Throughout his book, Roberts relies heavily on Cokie’s recorded and published words, many of which are known to friends and fans. They are encouraging and enlightening. For example, I could never tire of hearing what she discovered about herself in those early, hard years of marriage:
“I learned that I need the company of other women. I learned that I perform much better with the discipline of a schedule. And I learned that I derive tremendous satisfaction from my work. I’m not particularly proud of those revelations. I think a more creative and self-contained person would do better on her own. But I’m awfully glad I found out about myself when I did.”
It was her husband who first thought to pitch Cokie to NPR, which had been on the air for six years when he reached out to Supreme Court reporter Nina Totenberg. She asked for Cokie’s résumé. “It was the first time I ever saw the old girls’ network in action,” he writes, “with women helping one another in the way men had always done.”
Cokie always had her critics who accused her of trying too hard to hide her Democratic roots. But I appreciated her understanding of the political process. She refused to treat politics as pure folly and all politicians as punchlines. She and I acquired our political sensibilities from our parents in different ways. While she roamed the halls of Congress as a child, I grew up in a union home, raised to understand that only with the help of (some) politicians can workers’ aspirations become laws that protect them.
From her own background, Cokie knew the backstory of congressional lives, which kept her from becoming cynical. “I do think I am more concerned about their privacy,” she told “Fresh Air” on NPR, “but I also just see them much more as human beings, as people with all the flaws and foibles and families of a human being.” Roberts quotes her as readily conceding to the Boston Globe that she had “a much more positive attitude about politics and politicians than most reporters.
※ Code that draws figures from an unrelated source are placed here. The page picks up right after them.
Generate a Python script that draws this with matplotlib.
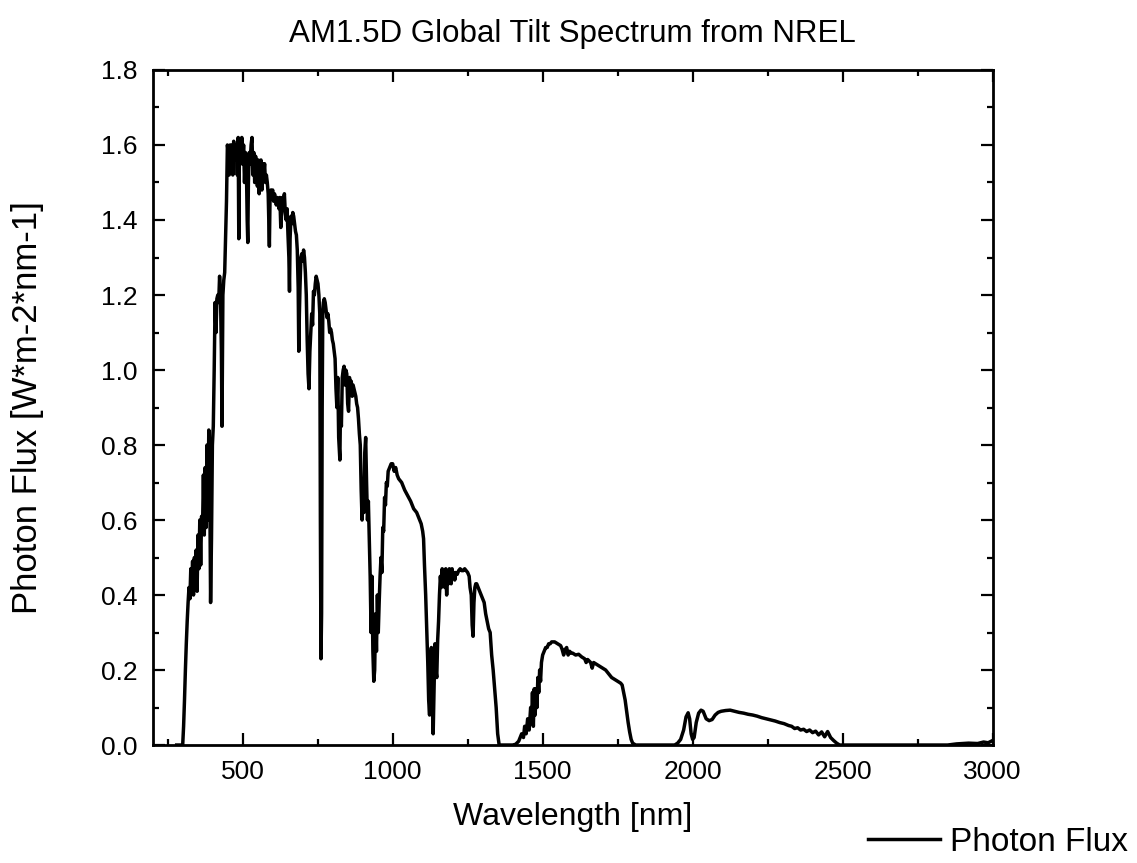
import matplotlib
matplotlib.use("Agg")
import matplotlib.pyplot as plt
from matplotlib.ticker import MultipleLocator

plt.rcParams['font.family'] = ['Liberation Sans', 'DejaVu Sans']

# wavelength (nm) and photon flux
wavelength = [
    280, 295, 300, 303, 306, 309, 312, 315, 318, 321, 324, 327, 330, 333, 336, 339,
    342, 345, 348, 351, 354, 357, 360, 363, 366, 369, 372, 375, 378, 381, 384, 387,
    390, 393, 396, 399, 402, 405, 408, 411, 414, 417, 420, 423, 426, 429, 431, 434,
    437, 440, 443, 446, 449, 452, 455, 458, 461, 464, 467, 470, 473, 476, 479, 482,
    485, 487, 489, 492, 495, 497, 500, 503, 506, 509, 512, 515, 517, 519, 522, 525,
    528, 531, 534, 537, 540, 543, 546, 549, 552, 555, 558, 561, 564, 567, 570, 573,
    576, 579, 582, 585, 587, 589, 591, 594, 597, 600, 603, 606, 609, 612, 615, 618,
    621, 624, 627, 630, 633, 636, 639, 642, 645, 648, 651, 654, 656, 658, 661, 664,
    667, 670, 673, 676, 679, 682, 685, 687, 689, 691, 694, 697, 700, 703, 706, 709,
    712, 715, 718, 721, 724, 727, 730, 733, 736, 739, 742, 745, 748, 751, 754, 757,
    759, 761, 763, 765, 767, 769, 772, 775, 778, 781, 784, 787, 790, 793, 796, 799,
    802, 805, 808, 811, 814, 817, 820, 822, 824, 826, 829, 832, 835, 838, 841, 844,
    847, 850, 853, 856, 859, 862, 865, 868, 871, 874, 877, 880, 883, 886, 889, 892,
    895, 898, 901, 904, 907, 910, 913, 916, 919, 922, 925, 928, 931, 934, 937, 940,
    943, 946, 949, 952, 955, 958, 961, 964, 967, 970, 973, 976, 979, 982, 985, 990,
    995, 1000, 1005, 1010, 1015, 1020, 1030, 1040, 1050, 1060, 1070, 1080, 1090, 1095,
    1100, 1103, 1106, 1110, 1114, 1117, 1120, 1123, 1126, 1129, 1132, 1135, 1138, 1141,
    1144, 1147, 1150, 1153, 1156, 1159, 1162, 1165, 1168, 1171, 1174, 1177, 1180, 1183,
    1186, 1189, 1192, 1195, 1198, 1201, 1204, 1207, 1210, 1215, 1220, 1225, 1230, 1235,
    1240, 1245, 1250, 1255, 1258, 1262, 1265, 1268, 1271, 1274, 1277, 1280, 1285, 1290,
    1295, 1300, 1305, 1310, 1315, 1320, 1325, 1330, 1335, 1340, 1345, 1350, 1355, 1400,
    1410, 1420, 1430, 1436, 1440, 1445, 1450, 1455, 1460, 1463, 1466, 1469, 1472, 1475,
    1478, 1481, 1484, 1487, 1490, 1493, 1496, 1500, 1505, 1510, 1515, 1520, 1525, 1530,
    1540, 1550, 1560, 1565, 1570, 1575, 1580, 1585, 1590, 1595, 1600, 1610, 1620, 1630,
    1640, 1645, 1650, 1660, 1665, 1670, 1680, 1690, 1700, 1710, 1720, 1730, 1740, 1750,
    1760, 1765, 1770, 1775, 1780, 1785, 1790, 1795, 1800, 1810, 1940, 1950, 1960, 1970,
    1978, 1985, 1990, 1995, 2000, 2005, 2012, 2020, 2028, 2035, 2045, 2055, 2065, 2075,
    2085, 2095, 2110, 2125, 2140, 2155, 2170, 2185, 2200, 2215, 2230, 2245, 2260, 2275,
    2290, 2305, 2320, 2330, 2340, 2350, 2360, 2370, 2380, 2390, 2400, 2410, 2420, 2430,
    2440, 2450, 2460, 2470, 2480, 2490, 2850, 2880, 2920, 2950, 2970, 2985, 3000,
]

photon_flux = [
    0.0, 0.0, 0.0, 0.05, 0.12, 0.2, 0.27, 0.33, 0.38, 0.42, 0.39, 0.47, 0.43, 0.49, 0.40, 0.5,
    0.45, 0.52, 0.41, 0.56, 0.47, 0.6, 0.48, 0.61, 0.57, 0.72, 0.56, 0.74, 0.58, 0.8, 0.6, 0.84,
    0.72, 0.38, 0.55, 0.8, 0.85, 1.0, 1.18, 1.1, 1.19, 1.2, 1.18, 1.25, 1.2, 1.05, 0.85, 1.2,
    1.24, 1.26, 1.35, 1.45, 1.6, 1.58, 1.52, 1.6, 1.55, 1.6, 1.52, 1.61, 1.56, 1.59, 1.6, 1.52,
    1.62, 1.35, 1.58, 1.61, 1.55, 1.62, 1.55, 1.6, 1.5, 1.58, 1.56, 1.4, 1.34, 1.5, 1.58, 1.55,
    1.6, 1.62, 1.52, 1.58, 1.5, 1.57, 1.55, 1.49, 1.56, 1.47, 1.53, 1.56, 1.48, 1.55, 1.52, 1.55,
    1.5, 1.52, 1.5, 1.47, 1.4, 1.33, 1.45, 1.48, 1.47, 1.48, 1.45, 1.47, 1.46, 1.44, 1.46, 1.45,
    1.43, 1.46, 1.38, 1.42, 1.46, 1.44, 1.47, 1.42, 1.4, 1.43, 1.36, 1.3, 1.21, 1.35, 1.41, 1.39,
    1.42, 1.41, 1.39, 1.37, 1.36, 1.32, 1.22, 1.05, 1.15, 1.22, 1.3, 1.31, 1.29, 1.32, 1.3, 1.26,
    1.2, 1.08, 0.99, 0.95, 1.05, 1.1, 1.15, 1.12, 1.21, 1.2, 1.23, 1.25, 1.24, 1.23, 1.2, 1.15,
    0.6, 0.23, 0.35, 0.9, 1.15, 1.18, 1.19, 1.18, 1.16, 1.14, 1.15, 1.13, 1.1, 1.11, 1.1, 1.08,
    1.07, 1.05, 1.03, 0.95, 0.9, 0.98, 0.82, 0.79, 0.76, 0.9, 0.85, 0.98, 1.0, 1.01, 0.96, 1.0,
    0.99, 0.91, 0.89, 0.98, 0.95, 0.97, 0.93, 0.96, 0.95, 0.94, 0.93, 0.91, 0.9, 0.87, 0.83, 0.8,
    0.68, 0.6, 0.7, 0.62, 0.78, 0.82, 0.7, 0.6, 0.65, 0.55, 0.45, 0.3, 0.45, 0.25, 0.17, 0.2,
    0.35, 0.25, 0.4, 0.3, 0.38, 0.45, 0.5, 0.46, 0.58, 0.57, 0.66, 0.64, 0.7, 0.69, 0.73, 0.74,
    0.75, 0.75, 0.73, 0.74, 0.72, 0.71, 0.7, 0.68, 0.665, 0.65, 0.63, 0.62, 0.6, 0.59,
    0.57, 0.55, 0.48, 0.4, 0.3, 0.22, 0.12, 0.08, 0.22, 0.26, 0.12, 0.03, 0.15, 0.27,
    0.2, 0.18, 0.28, 0.33, 0.4, 0.45, 0.42, 0.47, 0.44, 0.46, 0.42, 0.47, 0.4, 0.46,
    0.43, 0.47, 0.45, 0.43, 0.47, 0.45, 0.46, 0.44, 0.46, 0.455, 0.465, 0.47, 0.465, 0.465,
    0.47, 0.465, 0.46, 0.45, 0.42, 0.4, 0.32, 0.29, 0.38, 0.42, 0.43, 0.43, 0.42, 0.41,
    0.4, 0.39, 0.38, 0.35, 0.33, 0.31, 0.3, 0.24, 0.2, 0.15, 0.1, 0.03, 0.0, 0.0,
    0.002, 0.01, 0.03, 0.02, 0.05, 0.03, 0.07, 0.04, 0.1, 0.06, 0.14, 0.05, 0.15, 0.08,
    0.15, 0.1, 0.18, 0.14, 0.2, 0.17, 0.22, 0.24, 0.25, 0.26, 0.26, 0.27, 0.27, 0.275,
    0.275, 0.27, 0.265, 0.255, 0.24, 0.255, 0.26, 0.24, 0.25, 0.245, 0.245, 0.24, 0.242, 0.235,
    0.23, 0.22, 0.228, 0.22, 0.205, 0.22, 0.215, 0.21, 0.205, 0.2, 0.19, 0.18, 0.175, 0.17,
    0.165, 0.16, 0.14, 0.12, 0.09, 0.06, 0.035, 0.015, 0.005, 0.0, 0.0, 0.005, 0.015, 0.04,
    0.075, 0.086, 0.07, 0.03, 0.015, 0.02, 0.06, 0.085, 0.093, 0.09, 0.07, 0.065, 0.068, 0.08,
    0.087, 0.09, 0.092, 0.093, 0.09, 0.087, 0.085, 0.082, 0.08, 0.077, 0.073, 0.07, 0.067, 0.064,
    0.06, 0.057, 0.052, 0.05, 0.044, 0.046, 0.04, 0.042, 0.036, 0.04, 0.033, 0.037, 0.027, 0.035,
    0.022, 0.036, 0.02, 0.012, 0.005, 0.0, 0.0, 0.003, 0.005, 0.004, 0.008, 0.006, 0.012,
]

fig = plt.figure(figsize=(11.37, 8.63), dpi=100)
ax = fig.add_axes([0.1343, 0.1367, 0.7387, 0.7822])

ax.plot(wavelength, photon_flux, color='black', lw=2.5, label='Photon Flux')

ax.set_xlim(200, 3000)
ax.set_ylim(0, 1.8)
ax.xaxis.set_major_locator(MultipleLocator(500))
ax.xaxis.set_minor_locator(MultipleLocator(250))
ax.yaxis.set_major_locator(MultipleLocator(0.2))
ax.yaxis.set_minor_locator(MultipleLocator(0.1))
ax.yaxis.set_major_formatter(plt.FormatStrFormatter('%.1f'))

ax.tick_params(which='both', direction='in', top=True, right=True, width=1.6,
               labelsize=19, pad=11)
ax.tick_params(which='major', length=8.5)
ax.tick_params(which='minor', length=4.5)
for sp in ax.spines.values():
    sp.set_linewidth(2)

ax.set_xlabel('Wavelength [nm]', fontsize=23, labelpad=13)
ax.set_ylabel('Photon Flux [W*m-2*nm-1]', fontsize=25, labelpad=41)
ax.set_title('AM1.5D Global Tilt Spectrum from NREL', fontsize=22.5, pad=20)

fig.legend(loc='center left', bbox_to_anchor=(0.752, 0.024), frameon=False,
           fontsize=24, handlelength=2.15, handletextpad=0.3, borderaxespad=0)

fig.savefig('out.png', dpi=100)
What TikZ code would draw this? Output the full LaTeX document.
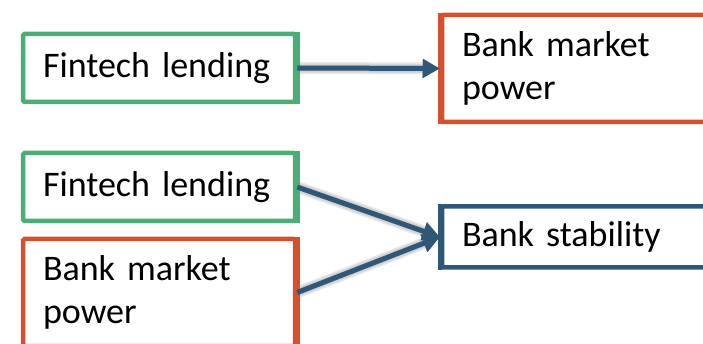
\documentclass[tikz,border=0pt]{standalone}
\usepackage{fontspec}
\setmainfont{Carlito}
\usetikzlibrary{arrows.meta}

\definecolor{boxgreen}{HTML}{4CAE77}
\definecolor{boxred}{HTML}{D5502D}
\definecolor{boxblue}{HTML}{2F5878}

\tikzset{
  box/.style={draw=#1, line width=4.5pt, rounded corners=1.5pt, fill=white,
    inner xsep=20pt, inner ysep=0pt, align=left, text width=232pt,
    minimum width=272pt, font=\fontsize{36}{43}\selectfont},
  link/.style={draw=boxblue, line width=5pt,
    -{Triangle[length=17pt,width=18pt]}},
  linkshade/.style={line width=#1, xshift=2pt, yshift=-5pt,
    -{Triangle[length=17pt,width=18pt]}},
}

\begin{document}
\begin{tikzpicture}[x=1pt,y=-1pt]
  \useasboundingbox (0,0) rectangle (703,344);
  \clip (0,0) rectangle (703,344);

  % boxes
  \node[box=boxgreen, minimum height=68pt] (fl1) at (159,68) {Fintech lending};
  \node[box=boxred, minimum height=107pt] (bmp1) at (578,68.5) {Bank market\\power};
  \node[box=boxgreen, minimum height=68pt] (fl2) at (159,187) {Fintech lending};
  \node[box=boxred, minimum height=107pt] (bmp2) at (159,292.5) {Bank market\\power};
  \node[box=boxblue, minimum height=61pt] (bs) at (578,237) {Bank stability};

  % soft drop shadows under the connectors
  \foreach \w/\c in {12pt/black!9, 9pt/black!16, 6pt/black!24, 3pt/black!30} {
    \draw[linkshade=\w, draw=\c, fill=\c] (fl1.east) -- (bmp1.west);
    \draw[linkshade=\w, draw=\c, fill=\c] (fl2.east) -- (bs.west);
    \draw[linkshade=\w, draw=\c, fill=\c] (bmp2.east) -- (bs.west);
  }

  % box edges drawn again over the start of the shadows
  \draw[boxgreen, line width=4.5pt] (fl1.north east) -- (fl1.south east);
  \draw[boxgreen, line width=4.5pt] (fl2.north east) -- (fl2.south east);
  \draw[boxred, line width=4.5pt] (bmp2.north east) -- (bmp2.south east);
  \draw[boxred, line width=4.5pt] (bmp1.north west) -- (bmp1.south west);
  \draw[boxblue, line width=4.5pt] (bs.north west) -- (bs.south west);

  % connectors
  \draw[link] (fl1.east) -- (bmp1.west);
  \draw[link] (fl2.east) -- (bs.west);
  \draw[link] (bmp2.east) -- (bs.west);
\end{tikzpicture}
\end{document}
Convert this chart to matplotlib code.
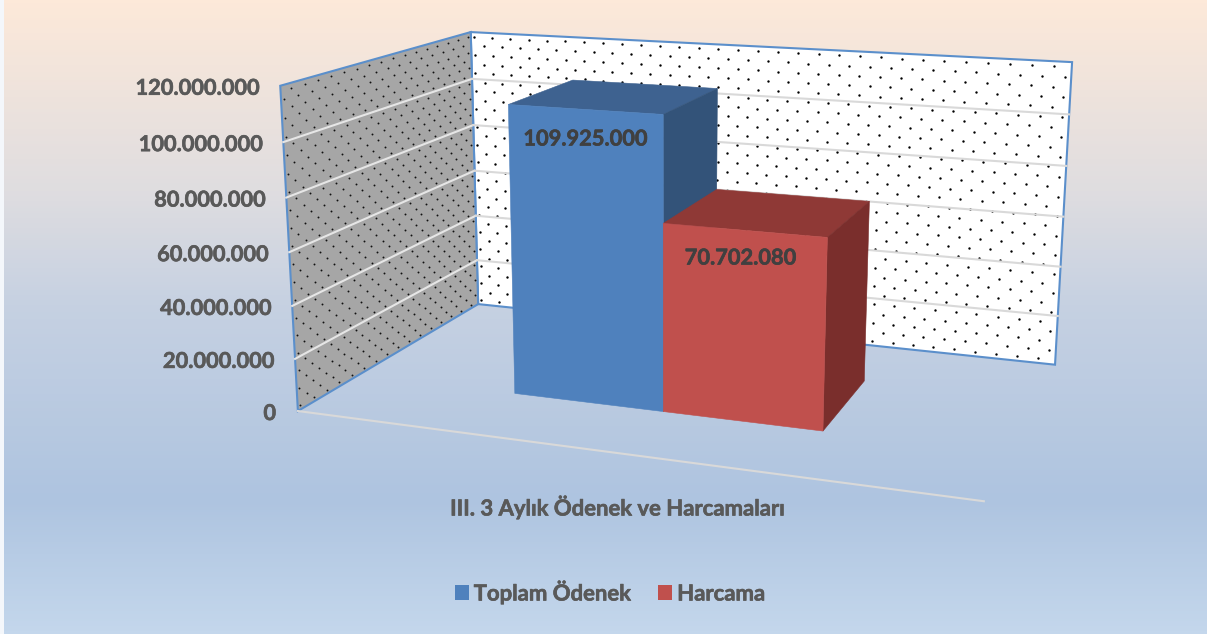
import numpy as np
import matplotlib
matplotlib.use('Agg')
import matplotlib.pyplot as plt
import matplotlib.patheffects as pe
from matplotlib.colors import LinearSegmentedColormap
from matplotlib.patches import Patch, Polygon

series_names = ['Toplam Ödenek', 'Harcama']
series_values = [109925000, 70702080]
axis_title = 'III. 3 Aylık Ödenek ve Harcamaları'
y_ticks = [0, 20000000, 40000000, 60000000, 80000000, 100000000, 120000000]
y_max = 120000000

front_colors = ['#4F81BD', '#C0504D']
top_colors = ['#3E6290', '#8F3936']
side_colors = ['#335379', '#7A2E2C']
text_color = '#595959'
border_color = '#5B8FCB'

plt.rcParams['font.family'] = ['Lato', 'DejaVu Sans']
plt.rcParams['font.weight'] = 'bold'


def fit_camera(model_pts, pixel_pts):
    # plain DLT for the fake 3d box: (x, depth, height) -> pixel
    rows = []
    for (x, d, h), (u, v) in zip(model_pts, pixel_pts):
        rows.append([x, d, h, 1, 0, 0, 0, 0, -u*x, -u*d, -u*h, -u])
        rows.append([0, 0, 0, 0, x, d, h, 1, -v*x, -v*d, -v*h, -v])
    return np.linalg.svd(np.array(rows, dtype=float))[2][-1].reshape(3, 4)


box_model = [(0, 0, 0), (0, 0, 1), (0, 1, 1), (0, 1, 0), (1, 1, 1), (1, 1, 0), (1, 0, 0)]
box_pixels = [(298, 411), (280, 86), (471, 32), (478, 304), (1072, 62), (1055, 365), (984, 501)]
camera = fit_camera(box_model, box_pixels)


def project(x, d, value):
    p = camera @ np.array([x, d, value / y_max, 1.0])
    return p[0] / p[2], p[1] / p[2]


def floor_point(u, v):
    # pixel on the floor back to (x, depth)
    floor = camera[:, [0, 1, 3]]
    q = np.linalg.solve(floor, [u, v, 1.0])
    return q[0] / q[2], q[1] / q[2]


def face(ax, corners, color, z, **kw):
    ax.add_patch(Polygon([project(*c) for c in corners], closed=True, facecolor=color,
                         edgecolor=kw.pop('edgecolor', color), linewidth=kw.pop('linewidth', 0.4),
                         zorder=z, **kw))


def heavy(lw=0.45, color=text_color):
    # lato bold is a bit thin next to the original font
    return [pe.withStroke(linewidth=lw, foreground=color)]


fig = plt.figure(figsize=(12.07, 6.34), dpi=100, facecolor='#F4F7FB')
ax = fig.add_axes([0, 0, 1, 1])
ax.set_xlim(0, 1207)
ax.set_ylim(634, 0)
ax.axis('off')

# background
bg = LinearSegmentedColormap.from_list('bg', [(0, '#FDE9D9'), (0.30, '#DFDDE0'), (0.48, '#C6D1E2'),
                                              (0.79, '#AEC4E0'), (1, '#C4D7EC')])
ax.imshow(np.linspace(0, 1, 634).reshape(-1, 1), cmap=bg, aspect='auto', extent=(4, 1207, 634, 0), zorder=0)
ax.set_xlim(0, 1207)
ax.set_ylim(634, 0)

# walls
face(ax, [(0, 1, 0), (1, 1, 0), (1, 1, y_max), (0, 1, y_max)], 'white', 1, edgecolor=border_color, linewidth=1.5)
face(ax, [(0, 0, 0), (0, 1, 0), (0, 1, y_max), (0, 0, y_max)], '#A6A6A6', 1, edgecolor=border_color, linewidth=1.5)

# dot pattern on the walls
back_dots = []
for i in range(31):
    for j in range(30):
        back_dots.append(project((j + 0.2 + 0.5 * (i % 2)) / 30, 1, (i + 0.5) / 31 * y_max))
side_dots = []
for i in range(36):
    for j in range(16):
        side_dots.append(project(0, (j + 0.2 + 0.5 * (i % 2)) / 16, (i + 0.5) / 36 * y_max))
back_dots = np.array(back_dots)
side_dots = np.array(side_dots)
ax.scatter(back_dots[:, 0], back_dots[:, 1], s=3.0, color='black', linewidths=0, zorder=2)
ax.scatter(side_dots[:, 0], side_dots[:, 1], s=1.9, color='#111111', linewidths=0, zorder=2)

# grid lines and y labels
for tick in y_ticks:
    if tick > 0 and tick < y_max:
        a, b, c = project(0, 0, tick), project(0, 1, tick), project(1, 1, tick)
        ax.plot([a[0], b[0]], [a[1], b[1]], color='#E6E6E6', lw=1.5, zorder=3)
        ax.plot([b[0], c[0]], [b[1], c[1]], color='#D9D9D9', lw=1.5, zorder=3)
    x, y = project(0, 0, tick)
    ax.text(x - 22, y + 2.5, f'{tick:,}'.replace(',', '.'), ha='right', va='center', fontsize=15.7,
            color=text_color, zorder=6, path_effects=heavy())

# floor line
a, b = project(0, 0, 0), project(1, 0, 0)
ax.plot([a[0], b[0]], [a[1], b[1]], color='#D9D9D9', lw=1.5, zorder=3)

x0, d0a = floor_point(514, 394)
x1, d0b = floor_point(664, 411)
x2, d0c = floor_point(823, 431)
d0 = (d0a + d0b + d0c) / 3
d1 = floor_point(864, 381)[1]
bar_edges = [x0, x1, x2]

for k, value in enumerate(series_values):
    xa, xb = bar_edges[k], bar_edges[k + 1]
    z = 4 + k * 0.1
    face(ax, [(xa, d1, value), (xb, d1, value), (xb, d0, value), (xa, d0, value)], top_colors[k], z)
    face(ax, [(xb, d0, 0), (xb, d1, 0), (xb, d1, value), (xb, d0, value)], side_colors[k], z)
    face(ax, [(xa, d0, 0), (xb, d0, 0), (xb, d0, value), (xa, d0, value)], front_colors[k], z + 0.01)

# data labels
ax.text(585, 139, f'{series_values[0]:,}'.replace(',', '.'), ha='center', va='center', fontsize=15.7,
        color='#404040', zorder=6, path_effects=heavy(color='#404040'))
ax.text(740, 258, f'{series_values[1]:,}'.replace(',', '.'), ha='center', va='center', fontsize=15.7,
        color='#404040', zorder=6, path_effects=heavy(color='#404040'))

ax.text(618, 507, axis_title, ha='center', va='center', fontsize=15.9, color=text_color, zorder=6,
        path_effects=heavy())

handles = [Patch(facecolor=front_colors[i], edgecolor='none', label=series_names[i]) for i in range(2)]
leg = ax.legend(handles=handles, ncol=2, loc='center', bbox_to_anchor=(610, 592), bbox_transform=ax.transData,
                frameon=False, prop={'size': 15.9, 'weight': 'bold'}, labelcolor=text_color, handlelength=0.64,
                handleheight=0.64, handletextpad=0.22, columnspacing=1.2)
for t in leg.get_texts():
    t.set_path_effects(heavy())

fig.savefig('out.png', dpi=100, facecolor=fig.get_facecolor())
They are not a bunch of crooks. They have good homes and some rowdy children. I was one of them.”
This does not mean she gave all politicians a pass. She seared male reporters for their tendency to overlook philandering and sexist candidates, and championed women who weren’t afraid to cover those faults.
“For years and years and years, it was all guys and they’d go rollicking off covering campaigns and having a wonderful time,” she once said. “And nobody would ever report what was really going on because they’d all get in trouble with their bosses and their wives. So then women started showing up on the campaign trail and we actually thought that it was significant how a candidate treated women. So we would report on it. . . . If you’re running for president, the way you treat women and your attitudes toward women is political. So we started reporting on it and we did change the way that candidates were assessed.”
Roberts insists that his wife was not one of the “militant sisters” who, and he quotes Cokie here, “engage in finger-pointing at women who make different choices than they do.” It’s true that she pushed Roberts to marry her and couldn’t wait to have children. They wrote two books together about marriage.
But Cokie was also a lifelong advocate for women, in the workplace and in their personal lives. Fortunately, this book is full of those kinds of stories, with Cokie at the heart of it all. It is heartening to read such a celebration of women helping women….
Connie Schultz is a columnist and the author, most recently, of the novel “The Daughters of Erietown.”